Xtreme Power and Clairvoyant Energy, the two alternative energy companies that purchased the plant, plan to occupy half of the 320-acre plant for solar power and energy storage system manufacturing. They will leave the other half open to attract similar businesses.
This strategy relies largely on providing resources for entrepreneurs and startup companies with cutting-edge technologies.
“In the energy field, you've got to increase the amount of technology that’s in your manufacturing process,” Cherry said, “which gives entrepreneurs a real role.”
Granholm’s administration has focused heavily on supporting second-stage entrepreneurs who are ready to start manufacturing their products, and on research and development for emerging companies.

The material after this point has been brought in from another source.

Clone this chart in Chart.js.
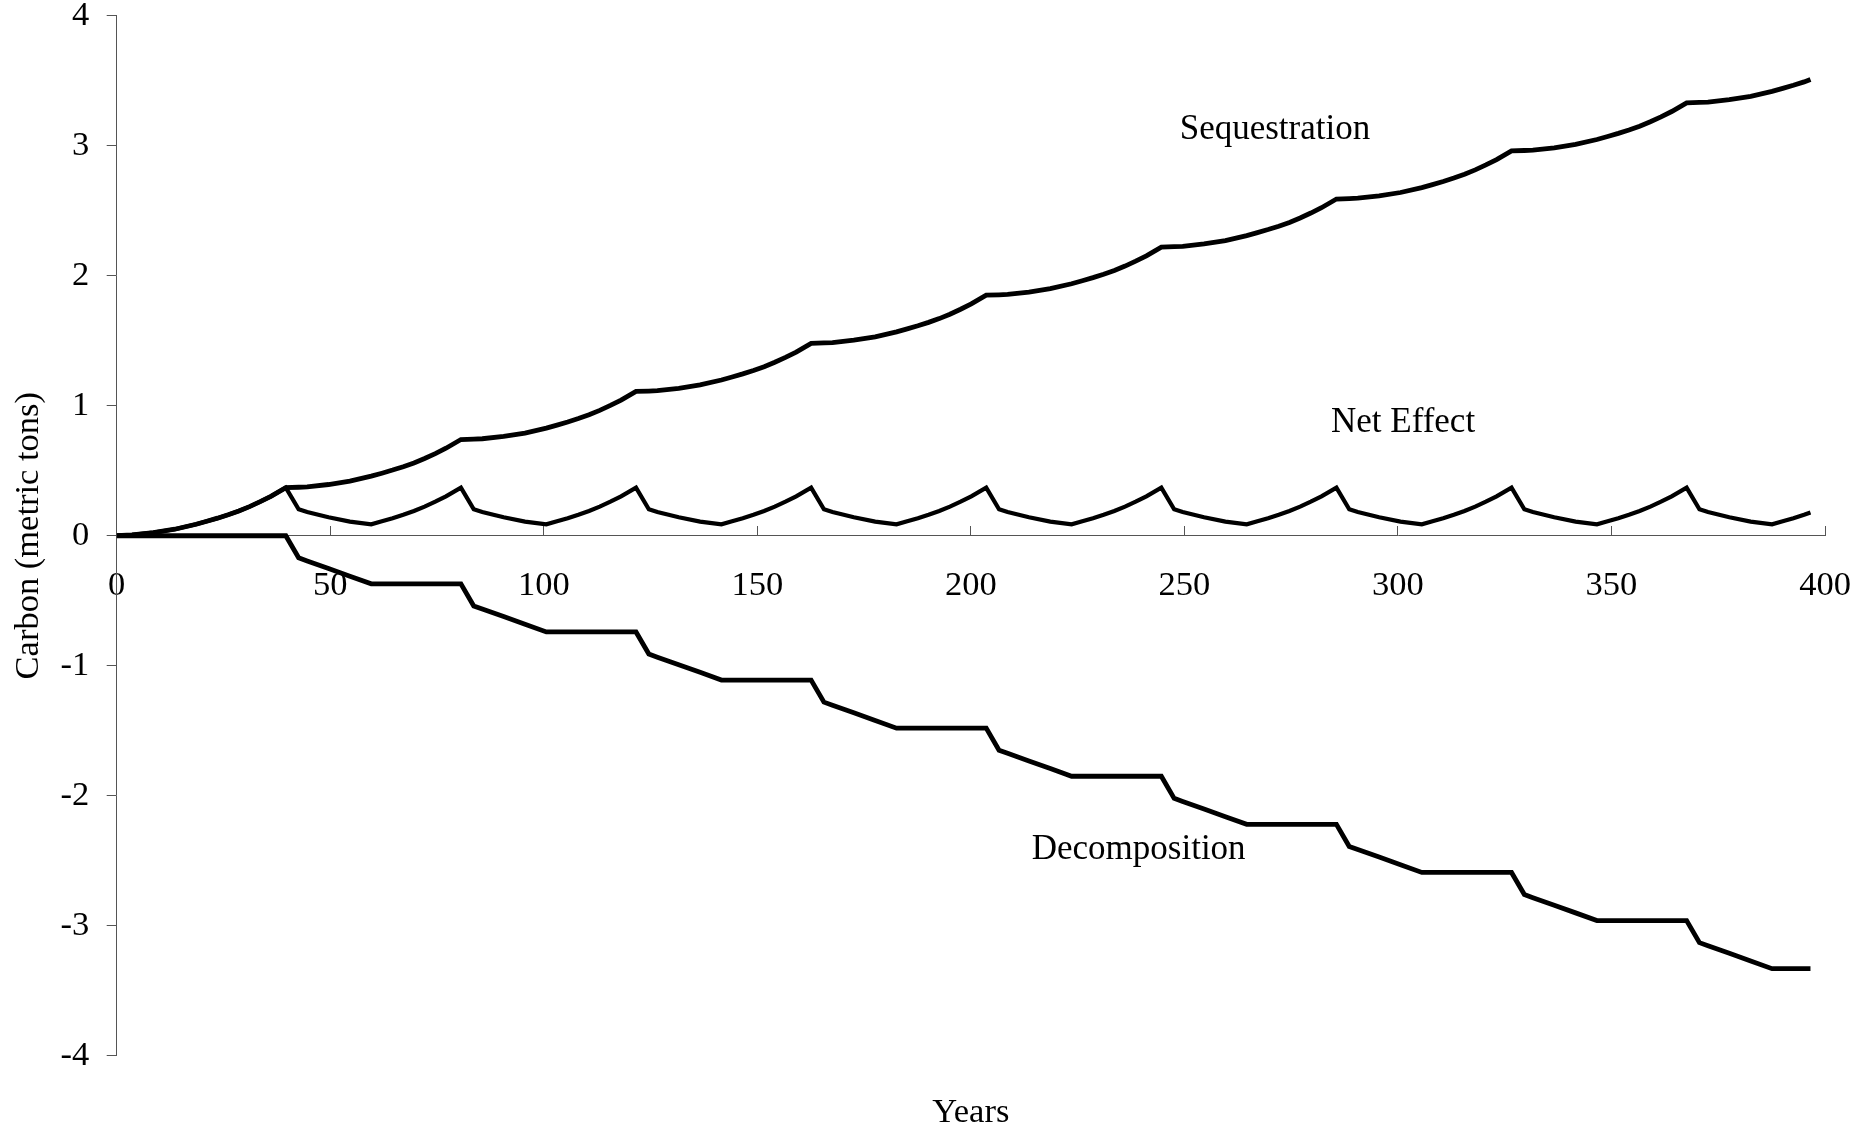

If these companies begin production, they can create jobs and bring people back to Michigan.
One such entrepreneur, Garth Schultz, is nearing the production phase with his company, Power Panel. His prototypical panel provides both solar and thermal energy, and he is seeking the final funding to move into production.
“I mean you'll have the Model T kind of people coming along that will have those groundbreaking kind of technologies that make it affordable,” Schultz said. “And that’ll be the real coming of the industry.”
Garth Schultz walks on the roof of NextEnergy, the alternative energy incubator that houses his solar panels and lab space. (Photo by Mike Ehrlich)
Even as the people of Michigan use skills and resources from the auto industry to try to spark the economy, they are careful to learn from past mistakes.
They know that the alternative energy alone can’t replace the auto industry in Michigan. In fact, they know that no single industry can do so.
Michigan’s future lies in diversifying its economy across a variety of industries, while maintaining its engineering and manufacturing presence and advantageous natural resources.
“We were a mono-crop economy with the auto industry,” said Jacob Corvidae, green programs manager at the WARM Training Center. “The auto industry has troubles — we fall apart. And this is where the lessons of biodiversity apply to the economy. We need a more diverse economy to be functional.”